FERMENTED FEEDS...anyone using them?

Do you think I got enough buckets? Hahaha!

I'm probably going to turn some of them into the PVC feeders I've seen on here and maybe a meal worm colony or two. Best part about it was they were free.
Bonus. What a score.
I'm disturbed when I think of all the food grade buckets that get thrown away by all the restaurants all over the country.
And they're recyclable, even if they can't find people that need them.

I have a question folks--I started fermenting chick starter 2 mos ago--it's nice, bubbly smells right etc. I pit about 6 cups fresh feed in the container every day--I notice it gets more active working on the new stuff--my question is--will some of the new feed then not be fermented. How does that work? Also, bc I only have chicks right now I am using a 2 gallon glass jar but am making a huge drippy mess on my floors when carring feed in sifter from bathroom out to coop. I could move feed out in a large patio bin I keep in run for feed, supplies but we still are in the 30s at night--is that too cold? You wouldn't believe how hard the drips are to mop up!
I think you're fine as long as it doesn't freeze. I try to bring it in but if it isn't below 32, I don't freak out.

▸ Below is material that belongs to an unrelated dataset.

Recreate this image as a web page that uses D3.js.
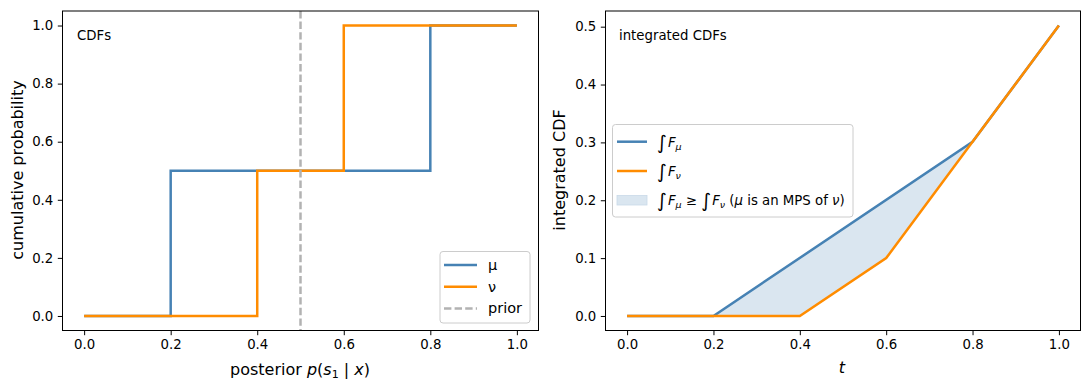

Getting ready to start my first batch in a day or two. Babies coming in 8 days. Yea!!! I've been researching all this for 6 mo and it's so exciting to finally get some feed back on my own.
celebrate.gif
Make sure you stir it while waiting on your babies to keep mold from growing on top. That happens here at about 3 days. BTW, 3 days is when mine starts smelling right.

... Maybe we need a sticky with all of this information in it for new people who want to learn about it but don't want to ask in the forum or sift through this thread to find it. That way you wouldn't have to post the links every dozen pages or so either.
Great idea.
 
The lacto-fermentation process is anaerobic, so does better without the presence of oxygen, but it can explode if there's no where for the gasses to escape, which happens when you stir it, lol.

Yeast needs oxygen to ferment, if I'm not mistaken.I would love someone that has actual knowledge (instead of just me guessing) about it to chime in lol.


I've been fermenting for 8 months now. It really does not need a starter, if you are wanting to hurry it up just use a small amount of ACV. This whole worry about bad germs taking over is not necessary. I worried at first too because I didn't understand, but I've read through this thread and read other things. It really is simple. When you mess with it too much is when you run the chance of ruining it.
The anaerobic and aerobic cultures work together. Most of us use a moist not dripping wet ferment and get wonderful results. Much of what other websites say can be misleading. These findings are just what I've seen from people who have tried to research from other sites. Simple is almost always better.
 
What are some other uses (chicken or human) for ACV? I bought a bottle to start my feed going and have all but 1/8 cup left.
 
I tried to get some. Smash Burger said they just put them in the dumpster. That I should check. I asked if they could call me or if I could just keep checking back with them. They were not pleased. I did check but no luck. Finally just bought one for $5. It is sad how much is wasted.